BENEFITING: OKLAHOMA CITY NATIONAL MEMORIAL FOUNDATION
EVENT: Oklahoma City Marathon 2013
EVENT DATE: Apr 28, 2013
I run to feel…
On April 19, 1995 my world, as many others, changed forever. I was fortunate that after my father passed, that there were kind people who donated time and money which allowed me to pursue my higher education at no cost to me or my mother. Through this generosity I was able to graduate college and later obtain my Juris Doctor at Oklahoma City University School of Law. I can say that without the support of kind and complete strangers, I am not sure I would be where I am today. I am now married, and have three children of my own.

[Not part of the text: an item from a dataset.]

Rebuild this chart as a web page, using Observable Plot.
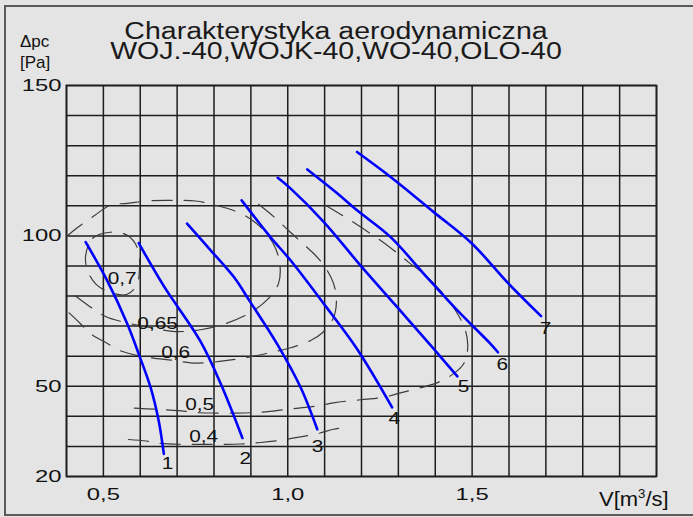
<!DOCTYPE html>
<html>
<head>
<meta charset="utf-8">
<script src="https://cdn.jsdelivr.net/npm/d3@7"></script>
<script src="https://cdn.jsdelivr.net/npm/@observablehq/plot@0.6"></script>
<style>
  html, body { margin: 0; padding: 0; background: #e4e4e4; }
  body { font-family: "Liberation Sans", Arial, sans-serif; color: #111; }
  #wrap { position: relative; width: 693px; height: 517px; overflow: hidden; background: #e4e4e4; }
  #chart { position: absolute; left: 0; top: 0; }
  #border { position: absolute; left: 4px; top: 5px; width: 700px; height: 511px; box-sizing: border-box; border: 2px solid #5a5a5a; }
  .ttl { position: absolute; left: 0; width: 672px; text-align: center; font-size: 23px; line-height: 18px; white-space: nowrap; color: #1a1a1a; transform: scaleX(1.24); transform-origin: 336px 0; }
  .unit { position: absolute; font-size: 17px; line-height: 17px; white-space: nowrap; }
</style>
</head>
<body>
<div id="wrap">
  <div id="chart"></div>
  <div id="border"></div>
  <div class="ttl" style="top:21.5px">Charakterystyka aerodynamiczna</div>
  <div class="ttl" style="top:42px">WOJ.-40,WOJK-40,WO-40,OLO-40</div>
  <div class="unit" style="left:20px; top:32.5px">Δpc</div>
  <div class="unit" style="left:20px; top:53.5px">[Pa]</div>
  <div class="unit" style="left:599px; top:489px; font-size:20px; line-height:20px; transform:scaleX(1.1); transform-origin:0 0;">V[m<span style="font-size:12px; position:relative; top:-8px">3</span>/s]</div>
</div>
<script>
// ---- axis ticks ----
const xTicks = [0.5, 1.0, 1.5];
const yTicks = [20, 50, 100, 150];
const xGrid = d3.range(4, 21).map(d => d / 10);
const yGrid = d3.range(2, 16).map(d => d * 10);

// ---- fan characteristics (V [m3/s], dp [Pa]) ----
const curve1 = [[0.452, 97.9], [0.510, 85.2], [0.565, 70.7], [0.596, 60.7], [0.628, 49.6], [0.650, 38.5], [0.664, 27.5]];
const curve2 = [[0.596, 97.6], [0.664, 83.3], [0.763, 65.0], [0.818, 50.9], [0.877, 32.8]];
const curve3 = [[0.727, 104.1], [0.791, 95.2], [0.854, 86.3], [0.899, 77.9], [0.971, 64.1], [1.035, 49.6], [1.080, 35.7]];
const curve4 = [[0.875, 111.8], [0.953, 99.6], [1.008, 91.8], [1.098, 77.4], [1.188, 62.4], [1.283, 43.0]];
const curve5 = [[0.973, 119.3], [1.008, 115.7], [1.098, 104.6], [1.197, 90.2], [1.297, 76.3], [1.396, 62.4], [1.460, 53.3]];
const curve6 = [[1.053, 122.1], [1.134, 114.2], [1.188, 108.5], [1.279, 99.6], [1.369, 87.4], [1.460, 75.2], [1.550, 64.1], [1.570, 61.3]];
const curve7 = [[1.188, 127.9], [1.279, 119.6], [1.396, 107.9], [1.500, 97.4], [1.595, 84.6], [1.687, 73.3]];
const curveNames = ["1", "2", "3", "4", "5", "6", "7"];
const curveLabelX = [0.674, 0.885, 1.081, 1.289, 1.477, 1.582, 1.699];
const curveLabelY = [24.2, 25.8, 29.8, 39.2, 49.8, 57.2, 69.2];

// ---- efficiency contours ----
const eff070 = [[0.452, 93.5], [0.471, 99.2], [0.519, 101.2], [0.565, 100.2], [0.593, 95.8], [0.598, 89.2], [0.590, 83.5], [0.563, 80.5], [0.519, 81.2], [0.481, 83.8], [0.457, 88.5]];
const eff065 = [[0.400, 99.8], [0.430, 102.8], [0.473, 106.5], [0.519, 110.2], [0.565, 110.8], [0.628, 111.7], [0.696, 111.8], [0.750, 111.6], [0.804, 110.2], [0.872, 107.5], [0.921, 103.5], [0.959, 97.8], [0.978, 91.2], [0.975, 84.2], [0.948, 79.2], [0.899, 74.5], [0.831, 70.8], [0.763, 68.8], [0.696, 68.2], [0.628, 69.5], [0.560, 71.2], [0.506, 73.2], [0.460, 76.8], [0.416, 80.8], [0.400, 82.5]];
const eff060 = [[0.921, 110.5], [0.961, 106.5], [1.002, 101.8], [1.043, 97.2], [1.073, 93.8], [1.102, 89.5], [1.124, 84.2], [1.132, 78.5], [1.124, 72.8], [1.094, 67.8], [1.062, 65.2], [1.008, 62.8], [0.953, 61.2], [0.899, 59.8], [0.831, 58.5], [0.777, 57.8], [0.736, 57.8], [0.696, 58.5], [0.628, 59.5], [0.593, 60.2], [0.546, 61.8], [0.511, 64.2], [0.465, 67.5], [0.438, 70.8], [0.400, 75.2]];
const eff050 = [[1.102, 110.2], [1.143, 107.2], [1.178, 104.5], [1.224, 100.8], [1.252, 98.5], [1.298, 94.2], [1.328, 91.2], [1.368, 87.5], [1.414, 81.8], [1.455, 75.2], [1.482, 68.5], [1.488, 62.8], [1.477, 57.5], [1.450, 54.2], [1.406, 51.2], [1.360, 49.5], [1.306, 47.8], [1.265, 46.5], [1.216, 45.7], [1.170, 45.2], [1.124, 44.5], [1.083, 43.5], [1.035, 42.8], [0.989, 42.2], [0.940, 41.5], [0.899, 41.2], [0.856, 41.1], [0.804, 41.1], [0.761, 41.2], [0.712, 41.8], [0.669, 42.2], [0.617, 42.5], [0.568, 42.8]];
const eff040 = [[0.568, 32.3], [0.617, 31.8], [0.655, 31.0], [0.712, 30.7], [0.763, 30.7], [0.818, 30.7], [0.872, 30.8], [0.926, 31.3], [0.989, 32.2], [1.035, 33.2], [1.083, 34.3], [1.124, 35.7], [1.157, 36.3]];
const effNames = ["0,7", "0,65", "0,6", "0,5", "0,4"];
const effLabelX = [0.551, 0.647, 0.696, 0.761, 0.772];
const effLabelY = [85.8, 70.8, 61.2, 43.8, 33.2];

// ---- tables built from the arrays ----
const fanRows = [curve1, curve2, curve3, curve4, curve5, curve6, curve7]
  .flatMap((c, k) => c.map(([v, p]) => ({id: curveNames[k], v, p})));
const openEffRows = [["0,65", eff065], ["0,6", eff060], ["0,5", eff050], ["0,4", eff040]]
  .flatMap(([e, c]) => c.map(([v, p]) => ({eff: e, v, p})));
const loopRows = eff070.map(([v, p]) => ({eff: "0,7", v, p}));
const curveLabels = curveNames.map((t, i) => ({t, v: curveLabelX[i], p: curveLabelY[i]}));
const effLabels = effNames.map((t, i) => ({t, v: effLabelX[i], p: effLabelY[i]}));

const fmtX = d => d.toFixed(1).replace(".", ",");
const gridColor = "#1e1e1e";
const dash = {stroke: "#3c3c3c", strokeWidth: 1.2, strokeDasharray: "20,12", fill: "none"};

const chart = Plot.plot({
  width: 693,
  height: 517,
  marginLeft: 66,
  marginRight: 37,
  marginTop: 85,
  marginBottom: 41,
  x: {domain: [0.4, 2.0]},
  y: {domain: [20, 150]},
  style: {background: "transparent", fontFamily: "'Liberation Sans', Arial, sans-serif", color: "#111"},
  marks: [
    Plot.gridX(xGrid, {stroke: gridColor, strokeOpacity: 1, strokeWidth: 1.5}),
    Plot.gridY(yGrid, {stroke: gridColor, strokeOpacity: 1, strokeWidth: 1.5}),
    Plot.frame({stroke: gridColor, strokeWidth: 1.7}),
    Plot.axisX(xTicks, {tickSize: 0, tickPadding: 11, tickFormat: fmtX, fontSize: 17, label: null, fill: "#111"}),
    Plot.axisY(yTicks, {tickSize: 0, tickPadding: 5, tickFormat: d => String(d), fontSize: 17, label: null, fill: "#111"}),
    Plot.line(openEffRows, {x: "v", y: "p", z: "eff", curve: "catmull-rom", ...dash}),
    Plot.line(loopRows, {x: "v", y: "p", curve: "catmull-rom-closed", ...dash}),
    Plot.line(fanRows, {x: "v", y: "p", z: "id", curve: "catmull-rom", stroke: "#0000ff", strokeWidth: 2.6}),
    Plot.text(curveLabels, {x: "v", y: "p", text: "t", fontSize: 16, fill: "#111"}),
    Plot.text(effLabels, {x: "v", y: "p", text: "t", fontSize: 16, fill: "#111"})
  ]
});
document.getElementById("chart").appendChild(chart);

// horizontal stretch of the glyphs, as in the reference picture
chart.querySelectorAll("text").forEach(t => {
  const w = t.getComputedTextLength();
  if (!w) return;
  const k = t.closest('g[aria-label$="tick label"]') ? 1.4 : 1.3;
  t.setAttribute("textLength", w * k);
  t.setAttribute("lengthAdjust", "spacingAndGlyphs");
});
</script>
</body>
</html>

Not a day has gone by that I haven't thought about my father. When an event like this happens, you spend years wondering what you can do to help, heal, and cope. For me, the answer came when I met my wife. When I met my wife she was just starting to get into running marathons. Now when I was younger I would say I was pretty athletic, but the idea of running a marathon was far from my radar. When she told me how fun it was and good you felt when all the hard work paid off, I thought I would give it a try and no better place than the Oklahoma City Memorial Marathon. This year will be my 7th running of the 26.2 mile course.
I have been asked many times why I run and it has taken me a while to come up with an answer. For me it is simple, I run to feel. While I am out on the course running the marathon my mind is free to go back and think about my father and all the good that people have done since this event. As the years pass for me, so has the emotion. But when you are running 26.2 miles starting and finishing in the spot the tragedy took place, emotion is on the surface. Mixed with complete physical and mental fatigue, emotion is present with nearly everyone there, running or not. So, I run to feel. I run to feel the physical pain of hard work and sacrifice that reminds me of all the hard work and sacrifice that complete strangers put in for families like mine. I run to feel the emotion that I suppress 364 days of the year. Finally, I run to feel the love and support that is still there for families like mine.